Дьявольский вальс - страница 52
— Ничего себе ночка, — вздохнул я.
— Да, но зато мы получили подтверждение постороннего лица. Девочка явно страдает эпилепсией.
— Значит, все теперь знают, что Синди не сошла с ума.
— Что ты имеешь в виду?
— Вчера она говорила мне, будто люди считают ее помешанной.
— Она так сказала?
— Конечно. Синди имела в виду то, что только она одна видела начало болезни Кэсси и что, как только Кэсси попадала в больницу, тут же выздоравливала. То есть как бы стали подвергать сомнению правдивость ее слов. Конечно, это может быть от расстройства, а возможно, она знает, что находится под подозрением, поэтому и заговорила об этом, чтобы посмотреть на мою реакцию. Или просто чтобы поиграть со мной.
— Ну и как ты отреагировал?
— Надеюсь, что спокойно и убедительно.
Стефани нахмурилась:
— Гм. Вначале она волнуется по поводу недоверия к ней, а потом вдруг у девочки появляется что-то органическое, и нам нужно выводить ребенка из кризиса?
— Время выбрано исключительно удачно, — заметил я. — Кто, кроме Синди, был вчера вечером с Кэсси?
— Никого. Во всяком случае, постоянно. Ты думаешь, она ей что-то подсунула?
— Или зажала ей нос. Или сдавила шею — нажала на сонную артерию. В той литературе о синдроме Мюнхгаузена, что я читал, упоминались оба эти факта, кроме того, я уверен, что существует еще масса трюков, которые пока не обнаружены.
— Трюки, которые могут быть известны специалисту по дыханию… Черт! Ну и каким же образом можно все это обнаружить?
Она сняла стетоскоп с шеи. Обвила вокруг руки и вновь развернула. Повернувшись к стене, прижалась к ней лбом и закрыла глаза.
— Ты собираешься давать Кэсси что-нибудь снимающее конвульсии? — спросил я. — Дилантин или фенобарб?
— Я не могу. Если ее болезнь не настоящая, то лекарства могут принести больше вреда, чем пользы.
— Не заподозрят ли они что-нибудь, если ты не будешь лечить девочку медикаментами?
— Возможно… Я просто скажу им правду. Электроэнцефалограмма — это не истина в последней инстанции, и я, прежде чем назначу какой-либо курс, хочу найти подлинную причину припадков. В этом меня поддержит Богнер — он просто из себя выходит от того, что не может понять, в чем дело.
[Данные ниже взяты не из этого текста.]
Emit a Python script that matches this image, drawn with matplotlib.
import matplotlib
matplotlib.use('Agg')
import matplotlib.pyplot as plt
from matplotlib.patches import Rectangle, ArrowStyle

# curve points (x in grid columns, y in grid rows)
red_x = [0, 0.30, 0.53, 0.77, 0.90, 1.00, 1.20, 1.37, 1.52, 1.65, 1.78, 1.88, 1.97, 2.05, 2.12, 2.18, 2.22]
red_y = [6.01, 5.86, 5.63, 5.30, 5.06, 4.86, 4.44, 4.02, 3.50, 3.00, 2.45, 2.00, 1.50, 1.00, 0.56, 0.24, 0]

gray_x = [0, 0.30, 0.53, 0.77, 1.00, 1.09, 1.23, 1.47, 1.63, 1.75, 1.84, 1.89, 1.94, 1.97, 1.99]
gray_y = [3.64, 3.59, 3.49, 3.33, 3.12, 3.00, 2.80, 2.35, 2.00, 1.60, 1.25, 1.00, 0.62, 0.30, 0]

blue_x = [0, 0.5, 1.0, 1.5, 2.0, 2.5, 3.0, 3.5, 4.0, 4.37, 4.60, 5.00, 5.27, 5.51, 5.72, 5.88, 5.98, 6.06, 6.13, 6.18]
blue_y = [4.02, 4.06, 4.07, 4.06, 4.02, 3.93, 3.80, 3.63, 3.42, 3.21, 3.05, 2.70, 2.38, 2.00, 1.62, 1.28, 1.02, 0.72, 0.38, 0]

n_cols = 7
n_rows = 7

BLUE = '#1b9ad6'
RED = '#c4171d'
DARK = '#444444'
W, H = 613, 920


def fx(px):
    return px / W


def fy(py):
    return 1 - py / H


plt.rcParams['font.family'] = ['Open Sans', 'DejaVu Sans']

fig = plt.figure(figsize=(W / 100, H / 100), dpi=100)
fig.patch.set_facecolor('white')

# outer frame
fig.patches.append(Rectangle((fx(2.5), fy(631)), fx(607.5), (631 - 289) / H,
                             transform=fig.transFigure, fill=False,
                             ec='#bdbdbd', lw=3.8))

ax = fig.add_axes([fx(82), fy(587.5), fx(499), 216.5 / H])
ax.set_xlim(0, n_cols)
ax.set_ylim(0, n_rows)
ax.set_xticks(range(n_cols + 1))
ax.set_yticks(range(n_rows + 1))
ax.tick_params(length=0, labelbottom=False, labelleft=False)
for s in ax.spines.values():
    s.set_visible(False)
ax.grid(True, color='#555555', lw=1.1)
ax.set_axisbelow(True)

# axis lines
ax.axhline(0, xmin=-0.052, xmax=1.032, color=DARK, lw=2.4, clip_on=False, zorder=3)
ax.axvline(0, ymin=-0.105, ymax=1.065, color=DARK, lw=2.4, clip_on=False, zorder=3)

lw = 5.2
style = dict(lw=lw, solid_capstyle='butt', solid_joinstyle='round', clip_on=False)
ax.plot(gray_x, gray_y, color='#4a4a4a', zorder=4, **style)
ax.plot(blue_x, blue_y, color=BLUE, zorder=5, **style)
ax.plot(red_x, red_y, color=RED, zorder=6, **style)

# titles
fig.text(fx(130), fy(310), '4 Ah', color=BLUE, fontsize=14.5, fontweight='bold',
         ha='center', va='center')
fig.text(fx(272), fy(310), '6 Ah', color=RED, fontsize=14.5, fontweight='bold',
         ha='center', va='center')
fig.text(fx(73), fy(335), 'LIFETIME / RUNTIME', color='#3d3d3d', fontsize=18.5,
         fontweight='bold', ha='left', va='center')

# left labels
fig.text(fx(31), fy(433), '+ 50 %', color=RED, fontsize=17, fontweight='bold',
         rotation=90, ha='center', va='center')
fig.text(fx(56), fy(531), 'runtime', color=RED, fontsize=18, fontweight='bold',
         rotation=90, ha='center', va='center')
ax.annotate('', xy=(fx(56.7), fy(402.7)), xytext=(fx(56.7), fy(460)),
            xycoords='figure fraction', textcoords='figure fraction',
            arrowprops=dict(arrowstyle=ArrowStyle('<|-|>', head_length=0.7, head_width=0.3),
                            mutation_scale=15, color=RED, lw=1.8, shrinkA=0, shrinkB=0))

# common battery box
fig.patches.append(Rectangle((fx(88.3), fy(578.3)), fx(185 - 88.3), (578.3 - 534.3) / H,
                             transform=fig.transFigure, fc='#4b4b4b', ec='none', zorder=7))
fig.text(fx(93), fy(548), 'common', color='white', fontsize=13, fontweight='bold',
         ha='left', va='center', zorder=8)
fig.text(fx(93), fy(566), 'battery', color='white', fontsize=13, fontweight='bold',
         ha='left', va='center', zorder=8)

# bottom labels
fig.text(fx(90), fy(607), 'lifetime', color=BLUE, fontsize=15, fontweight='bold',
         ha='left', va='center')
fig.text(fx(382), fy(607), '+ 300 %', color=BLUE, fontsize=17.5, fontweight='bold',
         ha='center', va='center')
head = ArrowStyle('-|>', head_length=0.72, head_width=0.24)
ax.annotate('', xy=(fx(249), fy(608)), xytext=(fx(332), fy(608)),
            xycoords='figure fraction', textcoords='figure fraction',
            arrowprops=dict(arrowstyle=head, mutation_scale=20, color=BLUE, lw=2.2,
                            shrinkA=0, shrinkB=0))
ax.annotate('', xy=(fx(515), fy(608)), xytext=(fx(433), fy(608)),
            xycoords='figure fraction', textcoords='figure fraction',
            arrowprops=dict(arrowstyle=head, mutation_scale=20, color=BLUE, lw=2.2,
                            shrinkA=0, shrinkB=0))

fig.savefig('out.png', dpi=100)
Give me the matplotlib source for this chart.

Тиковая дверь распахнулась, и в нее ворвался Джордж Пламб, его челюсть была выдвинута вперед, а полы халата развевались. Он придержал дверь, пропуская вперед мужчину лет под семьдесят, одетого в темно-синий костюм в тонкую полоску. Мужчина был намного ниже Пламба, пяти футов шести — семи дюймов роста, коренастый и лысый, с кривыми ногами, быстрой семенящей походкой и с постоянно меняющимся выражением лица, которое выглядело так, будто по нему нанесли серию прямых ударов: сломанный нос, свернутый на сторону подбородок, седые брови, маленькие глазки, от которых во все стороны разбегались морщины. На нем были очки в стальной оправе, белая сорочка с отложным воротничком и шелковый зеленовато-голубой галстук, завязанный широким виндзорским узлом. Кончики воротничка сверкали.
Мужчины направились прямо к нам. Коротышка казался очень занятым, даже когда стоял неподвижно.
— Доктор Ивз, — начал Пламб. — И доктор… Делавэр, правильно?
Я кивнул.
Коротышка, видимо, предпочитал не представляться. Он оглядывал отделение — таким же оценивающим взглядом, как Пламб два дня тому назад.
— Как чувствует себя наша крошка, доктор Ивз? — поинтересовался Пламб.
— Сейчас отдыхает, — ответила Стефани, уставившись на коротышку. — Доброе утро, мистер Джонс.
Быстрый поворот лысой головы. Мужчина посмотрел на Стефани, затем на меня. Пристальный взгляд. Как будто он был портным, а я куском сукна.
— Что именно произошло? — спросил он глухим грубым голосом.
— Сегодня рано утром с Кэсси случился эпилептический припадок, — ответила Стефани.
— Черт побери. — Коротышка сунул кулаком в ладонь другой руки. — И все еще неизвестна причина?
— Боюсь, что нет. В прошлый раз, когда она поступила к нам, мы проводили все соответствующие анализы, сейчас мы провели их повторно, и скоро сюда придет доктор Богнер. Мы с минуты на минуту ожидаем приезда шведского профессора. Его специальность — детская эпилепсия. Во время нашего разговора по телефону он сказал, что мы все сделали правильно.